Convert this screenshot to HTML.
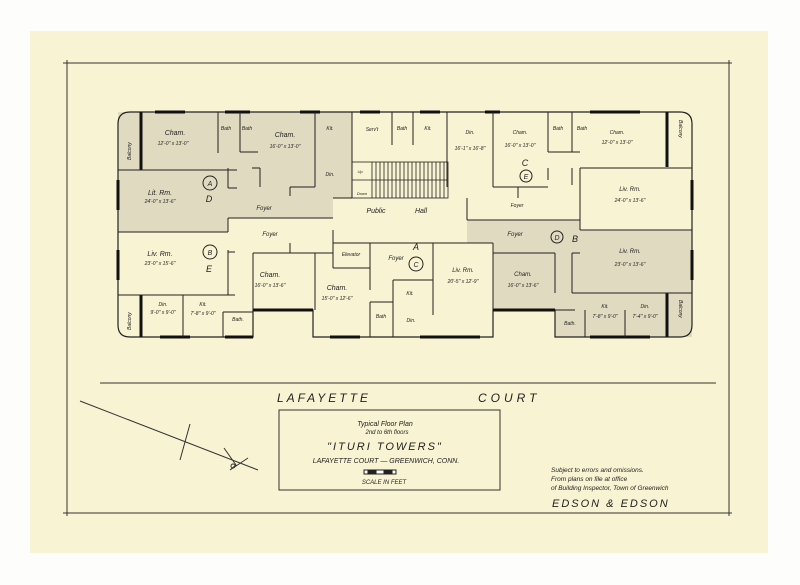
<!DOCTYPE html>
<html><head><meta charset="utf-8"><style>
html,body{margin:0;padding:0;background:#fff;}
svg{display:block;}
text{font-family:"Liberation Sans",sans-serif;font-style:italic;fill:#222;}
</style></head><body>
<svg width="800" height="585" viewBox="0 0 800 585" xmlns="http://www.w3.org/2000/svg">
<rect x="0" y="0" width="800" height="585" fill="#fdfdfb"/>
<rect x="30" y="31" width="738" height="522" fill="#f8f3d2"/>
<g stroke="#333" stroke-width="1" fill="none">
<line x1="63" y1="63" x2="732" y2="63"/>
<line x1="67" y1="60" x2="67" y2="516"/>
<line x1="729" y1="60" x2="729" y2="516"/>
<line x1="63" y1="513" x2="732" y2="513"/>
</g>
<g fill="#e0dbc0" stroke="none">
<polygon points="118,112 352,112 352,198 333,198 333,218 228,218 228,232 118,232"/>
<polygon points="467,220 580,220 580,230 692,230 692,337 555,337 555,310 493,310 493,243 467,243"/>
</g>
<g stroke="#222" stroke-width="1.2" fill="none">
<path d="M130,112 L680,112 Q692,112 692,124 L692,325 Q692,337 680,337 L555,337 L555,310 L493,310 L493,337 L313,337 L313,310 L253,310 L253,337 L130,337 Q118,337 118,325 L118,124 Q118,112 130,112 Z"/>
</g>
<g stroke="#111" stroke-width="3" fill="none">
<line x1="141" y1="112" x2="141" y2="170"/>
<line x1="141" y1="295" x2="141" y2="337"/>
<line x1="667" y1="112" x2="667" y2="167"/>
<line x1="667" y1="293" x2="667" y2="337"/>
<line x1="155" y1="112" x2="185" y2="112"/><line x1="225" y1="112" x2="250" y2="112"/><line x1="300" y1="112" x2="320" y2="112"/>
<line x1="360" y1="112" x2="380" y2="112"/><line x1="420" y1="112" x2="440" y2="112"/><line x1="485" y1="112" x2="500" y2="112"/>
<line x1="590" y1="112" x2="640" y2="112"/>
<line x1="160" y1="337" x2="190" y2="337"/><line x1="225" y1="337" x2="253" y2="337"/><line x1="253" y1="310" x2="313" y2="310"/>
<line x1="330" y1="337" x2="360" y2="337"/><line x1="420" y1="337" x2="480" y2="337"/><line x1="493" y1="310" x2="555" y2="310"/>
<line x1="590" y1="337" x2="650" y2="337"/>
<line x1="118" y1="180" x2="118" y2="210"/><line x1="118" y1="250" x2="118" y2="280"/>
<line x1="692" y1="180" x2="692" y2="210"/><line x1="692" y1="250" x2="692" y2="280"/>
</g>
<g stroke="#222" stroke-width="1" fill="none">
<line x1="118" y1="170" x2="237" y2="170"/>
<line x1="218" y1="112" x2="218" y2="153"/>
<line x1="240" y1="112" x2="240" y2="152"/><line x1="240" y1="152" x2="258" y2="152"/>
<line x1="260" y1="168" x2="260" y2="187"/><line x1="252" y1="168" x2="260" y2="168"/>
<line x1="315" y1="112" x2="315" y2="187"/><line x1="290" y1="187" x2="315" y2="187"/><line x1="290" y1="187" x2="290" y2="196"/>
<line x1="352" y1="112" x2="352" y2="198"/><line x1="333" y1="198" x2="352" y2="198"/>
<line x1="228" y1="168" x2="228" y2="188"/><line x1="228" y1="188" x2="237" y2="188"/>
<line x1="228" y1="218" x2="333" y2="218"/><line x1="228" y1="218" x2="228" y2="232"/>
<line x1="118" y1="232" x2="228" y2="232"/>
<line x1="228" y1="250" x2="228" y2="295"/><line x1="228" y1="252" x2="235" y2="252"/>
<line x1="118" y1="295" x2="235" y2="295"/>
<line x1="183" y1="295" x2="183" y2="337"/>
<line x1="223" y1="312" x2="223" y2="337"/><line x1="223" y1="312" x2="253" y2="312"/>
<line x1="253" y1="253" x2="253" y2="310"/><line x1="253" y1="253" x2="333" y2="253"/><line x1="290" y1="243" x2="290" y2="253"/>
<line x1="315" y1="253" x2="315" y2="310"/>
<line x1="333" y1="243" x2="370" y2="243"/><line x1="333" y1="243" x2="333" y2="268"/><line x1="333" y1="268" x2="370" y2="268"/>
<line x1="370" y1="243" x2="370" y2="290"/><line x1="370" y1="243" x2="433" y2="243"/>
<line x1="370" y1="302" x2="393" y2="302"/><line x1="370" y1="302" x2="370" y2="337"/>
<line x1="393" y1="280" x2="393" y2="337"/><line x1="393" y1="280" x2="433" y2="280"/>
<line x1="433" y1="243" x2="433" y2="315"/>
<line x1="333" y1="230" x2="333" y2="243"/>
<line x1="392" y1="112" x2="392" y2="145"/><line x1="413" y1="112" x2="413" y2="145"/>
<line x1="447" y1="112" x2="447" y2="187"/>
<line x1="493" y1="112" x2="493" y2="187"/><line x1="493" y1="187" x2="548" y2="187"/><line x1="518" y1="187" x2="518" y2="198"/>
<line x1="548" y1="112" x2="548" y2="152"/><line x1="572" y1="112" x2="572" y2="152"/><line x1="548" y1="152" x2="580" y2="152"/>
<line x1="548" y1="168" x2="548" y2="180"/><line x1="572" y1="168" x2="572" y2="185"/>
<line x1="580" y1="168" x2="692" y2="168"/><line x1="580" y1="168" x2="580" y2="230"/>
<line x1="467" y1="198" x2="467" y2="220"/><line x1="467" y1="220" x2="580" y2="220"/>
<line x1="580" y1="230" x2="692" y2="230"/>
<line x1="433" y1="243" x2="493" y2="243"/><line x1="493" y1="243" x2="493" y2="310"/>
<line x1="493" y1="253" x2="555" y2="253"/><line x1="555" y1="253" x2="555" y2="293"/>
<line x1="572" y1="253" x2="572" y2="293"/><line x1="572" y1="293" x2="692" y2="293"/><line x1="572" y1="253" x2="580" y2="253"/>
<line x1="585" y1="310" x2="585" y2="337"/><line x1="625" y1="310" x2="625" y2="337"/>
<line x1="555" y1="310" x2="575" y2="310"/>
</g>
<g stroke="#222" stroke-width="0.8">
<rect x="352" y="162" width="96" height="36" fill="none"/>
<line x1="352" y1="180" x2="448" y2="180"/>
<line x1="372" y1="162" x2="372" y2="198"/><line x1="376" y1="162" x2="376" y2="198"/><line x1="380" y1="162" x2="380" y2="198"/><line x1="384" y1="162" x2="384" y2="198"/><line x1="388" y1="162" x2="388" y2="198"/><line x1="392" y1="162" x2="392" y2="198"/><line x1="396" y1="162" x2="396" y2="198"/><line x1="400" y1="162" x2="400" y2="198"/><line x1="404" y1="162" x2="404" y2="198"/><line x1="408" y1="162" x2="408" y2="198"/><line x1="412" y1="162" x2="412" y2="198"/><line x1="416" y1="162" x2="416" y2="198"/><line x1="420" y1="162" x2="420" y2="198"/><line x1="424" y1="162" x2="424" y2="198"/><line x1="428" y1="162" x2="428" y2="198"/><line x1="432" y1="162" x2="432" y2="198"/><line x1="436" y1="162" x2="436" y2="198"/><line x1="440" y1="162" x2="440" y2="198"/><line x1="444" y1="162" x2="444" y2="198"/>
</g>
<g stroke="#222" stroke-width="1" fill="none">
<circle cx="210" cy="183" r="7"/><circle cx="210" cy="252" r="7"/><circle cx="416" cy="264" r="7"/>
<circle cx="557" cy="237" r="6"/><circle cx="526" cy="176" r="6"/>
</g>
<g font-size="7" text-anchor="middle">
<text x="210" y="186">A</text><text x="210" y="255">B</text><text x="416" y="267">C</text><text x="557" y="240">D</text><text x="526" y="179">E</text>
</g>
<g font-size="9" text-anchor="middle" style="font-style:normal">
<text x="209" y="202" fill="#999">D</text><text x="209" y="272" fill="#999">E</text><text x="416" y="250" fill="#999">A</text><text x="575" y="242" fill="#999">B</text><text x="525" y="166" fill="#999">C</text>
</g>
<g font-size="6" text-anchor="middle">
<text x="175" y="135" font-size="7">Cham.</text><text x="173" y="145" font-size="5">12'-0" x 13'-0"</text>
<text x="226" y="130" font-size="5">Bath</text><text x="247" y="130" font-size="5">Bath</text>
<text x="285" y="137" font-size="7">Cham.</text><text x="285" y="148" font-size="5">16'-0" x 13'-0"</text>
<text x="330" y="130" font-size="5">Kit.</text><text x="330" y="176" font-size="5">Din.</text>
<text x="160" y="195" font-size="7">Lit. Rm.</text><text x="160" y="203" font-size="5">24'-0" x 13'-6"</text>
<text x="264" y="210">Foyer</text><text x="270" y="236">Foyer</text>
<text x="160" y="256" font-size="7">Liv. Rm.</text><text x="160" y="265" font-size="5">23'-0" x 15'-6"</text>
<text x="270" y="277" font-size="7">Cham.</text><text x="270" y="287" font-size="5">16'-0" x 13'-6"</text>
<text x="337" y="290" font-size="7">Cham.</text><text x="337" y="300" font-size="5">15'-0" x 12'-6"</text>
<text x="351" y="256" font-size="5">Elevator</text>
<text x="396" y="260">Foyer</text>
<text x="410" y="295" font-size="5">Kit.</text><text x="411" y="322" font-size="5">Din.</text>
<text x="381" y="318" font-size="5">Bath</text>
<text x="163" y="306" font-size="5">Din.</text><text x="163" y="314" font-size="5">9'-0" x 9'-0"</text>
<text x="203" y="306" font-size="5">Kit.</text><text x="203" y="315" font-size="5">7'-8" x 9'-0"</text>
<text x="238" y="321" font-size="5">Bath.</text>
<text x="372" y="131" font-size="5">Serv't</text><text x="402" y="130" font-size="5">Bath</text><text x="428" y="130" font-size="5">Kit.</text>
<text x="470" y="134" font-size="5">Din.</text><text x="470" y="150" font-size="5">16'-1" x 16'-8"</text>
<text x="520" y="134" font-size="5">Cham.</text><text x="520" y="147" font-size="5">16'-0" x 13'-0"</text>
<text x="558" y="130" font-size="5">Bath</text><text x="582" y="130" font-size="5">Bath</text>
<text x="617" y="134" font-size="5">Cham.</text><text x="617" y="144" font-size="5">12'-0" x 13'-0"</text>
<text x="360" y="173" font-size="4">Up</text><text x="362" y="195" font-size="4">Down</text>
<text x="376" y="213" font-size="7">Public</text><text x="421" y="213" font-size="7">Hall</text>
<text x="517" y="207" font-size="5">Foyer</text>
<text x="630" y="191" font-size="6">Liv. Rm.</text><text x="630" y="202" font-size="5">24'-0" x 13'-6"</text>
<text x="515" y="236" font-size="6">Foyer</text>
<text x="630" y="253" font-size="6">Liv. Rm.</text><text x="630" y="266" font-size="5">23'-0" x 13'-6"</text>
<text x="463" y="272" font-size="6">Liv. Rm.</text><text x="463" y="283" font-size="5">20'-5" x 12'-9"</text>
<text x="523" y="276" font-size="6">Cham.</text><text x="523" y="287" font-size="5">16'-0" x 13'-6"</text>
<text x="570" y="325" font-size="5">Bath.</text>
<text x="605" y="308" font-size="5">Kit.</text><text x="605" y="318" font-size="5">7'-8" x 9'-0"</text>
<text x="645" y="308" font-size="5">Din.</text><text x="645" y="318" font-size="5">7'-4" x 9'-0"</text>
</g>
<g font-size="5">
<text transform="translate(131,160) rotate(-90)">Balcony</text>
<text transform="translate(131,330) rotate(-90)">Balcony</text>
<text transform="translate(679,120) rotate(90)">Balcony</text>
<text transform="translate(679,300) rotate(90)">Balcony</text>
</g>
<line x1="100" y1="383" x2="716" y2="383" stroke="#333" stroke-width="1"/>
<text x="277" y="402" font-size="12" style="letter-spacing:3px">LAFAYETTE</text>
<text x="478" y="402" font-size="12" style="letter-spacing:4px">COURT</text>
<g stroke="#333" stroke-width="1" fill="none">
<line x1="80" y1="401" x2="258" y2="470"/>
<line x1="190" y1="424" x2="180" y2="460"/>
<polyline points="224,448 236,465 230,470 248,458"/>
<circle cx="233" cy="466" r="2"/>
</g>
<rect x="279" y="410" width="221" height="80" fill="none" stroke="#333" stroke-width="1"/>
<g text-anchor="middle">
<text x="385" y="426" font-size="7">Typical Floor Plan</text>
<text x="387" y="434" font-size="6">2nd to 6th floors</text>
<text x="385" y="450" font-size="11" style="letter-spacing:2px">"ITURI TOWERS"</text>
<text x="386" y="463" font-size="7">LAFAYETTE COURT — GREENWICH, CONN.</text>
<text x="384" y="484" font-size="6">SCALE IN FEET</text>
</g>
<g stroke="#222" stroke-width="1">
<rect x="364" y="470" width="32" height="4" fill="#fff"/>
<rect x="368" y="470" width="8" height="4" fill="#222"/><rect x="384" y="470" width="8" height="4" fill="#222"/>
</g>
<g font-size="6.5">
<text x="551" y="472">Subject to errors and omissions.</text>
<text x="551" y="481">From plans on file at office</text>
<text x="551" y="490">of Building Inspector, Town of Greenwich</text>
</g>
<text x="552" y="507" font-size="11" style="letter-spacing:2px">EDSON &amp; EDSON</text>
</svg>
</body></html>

============================================================

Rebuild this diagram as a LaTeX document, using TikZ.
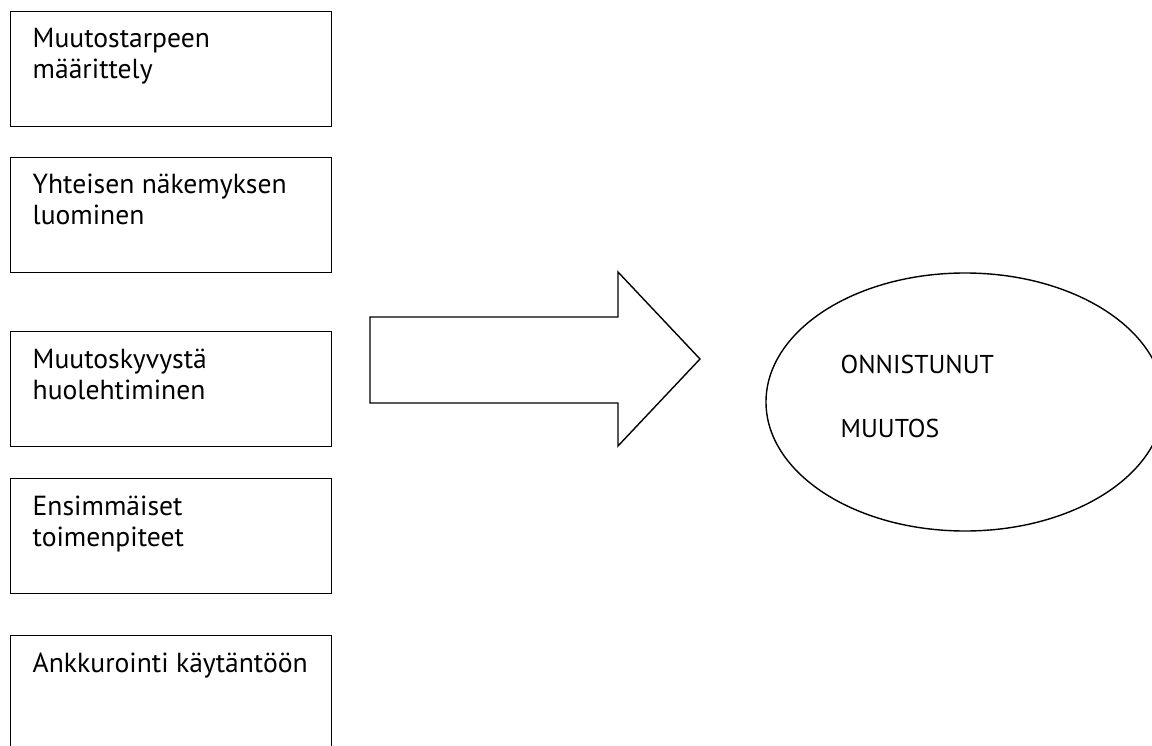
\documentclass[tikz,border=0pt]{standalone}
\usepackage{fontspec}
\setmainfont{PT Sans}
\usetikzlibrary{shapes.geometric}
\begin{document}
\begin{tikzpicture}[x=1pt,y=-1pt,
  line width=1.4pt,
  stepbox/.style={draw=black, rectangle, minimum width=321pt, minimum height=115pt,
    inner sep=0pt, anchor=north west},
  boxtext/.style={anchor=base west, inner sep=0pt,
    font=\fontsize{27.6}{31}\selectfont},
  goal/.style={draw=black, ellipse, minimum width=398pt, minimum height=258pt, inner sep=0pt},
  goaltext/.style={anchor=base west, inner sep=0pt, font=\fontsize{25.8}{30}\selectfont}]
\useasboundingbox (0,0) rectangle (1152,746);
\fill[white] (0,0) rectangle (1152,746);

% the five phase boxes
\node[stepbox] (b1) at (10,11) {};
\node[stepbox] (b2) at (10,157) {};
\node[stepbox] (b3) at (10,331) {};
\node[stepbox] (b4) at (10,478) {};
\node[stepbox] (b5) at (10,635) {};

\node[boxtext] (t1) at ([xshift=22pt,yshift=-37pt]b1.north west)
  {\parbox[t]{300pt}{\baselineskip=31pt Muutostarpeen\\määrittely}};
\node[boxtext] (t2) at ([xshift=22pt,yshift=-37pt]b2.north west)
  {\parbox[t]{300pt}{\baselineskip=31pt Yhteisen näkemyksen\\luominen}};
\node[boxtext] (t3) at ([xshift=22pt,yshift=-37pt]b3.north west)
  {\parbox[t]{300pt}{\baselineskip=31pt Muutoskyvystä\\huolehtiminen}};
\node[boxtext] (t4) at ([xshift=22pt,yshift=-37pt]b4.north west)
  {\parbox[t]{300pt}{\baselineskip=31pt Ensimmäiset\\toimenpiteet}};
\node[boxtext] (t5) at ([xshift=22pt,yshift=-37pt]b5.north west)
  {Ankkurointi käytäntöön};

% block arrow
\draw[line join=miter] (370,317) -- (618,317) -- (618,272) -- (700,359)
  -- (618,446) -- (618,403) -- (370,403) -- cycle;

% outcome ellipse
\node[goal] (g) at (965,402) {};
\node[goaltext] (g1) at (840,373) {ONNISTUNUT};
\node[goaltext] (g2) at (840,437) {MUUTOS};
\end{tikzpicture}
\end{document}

============================================================

**Job:**
Give only the number of lines in the data that include the string "this".

**Right answer:**
2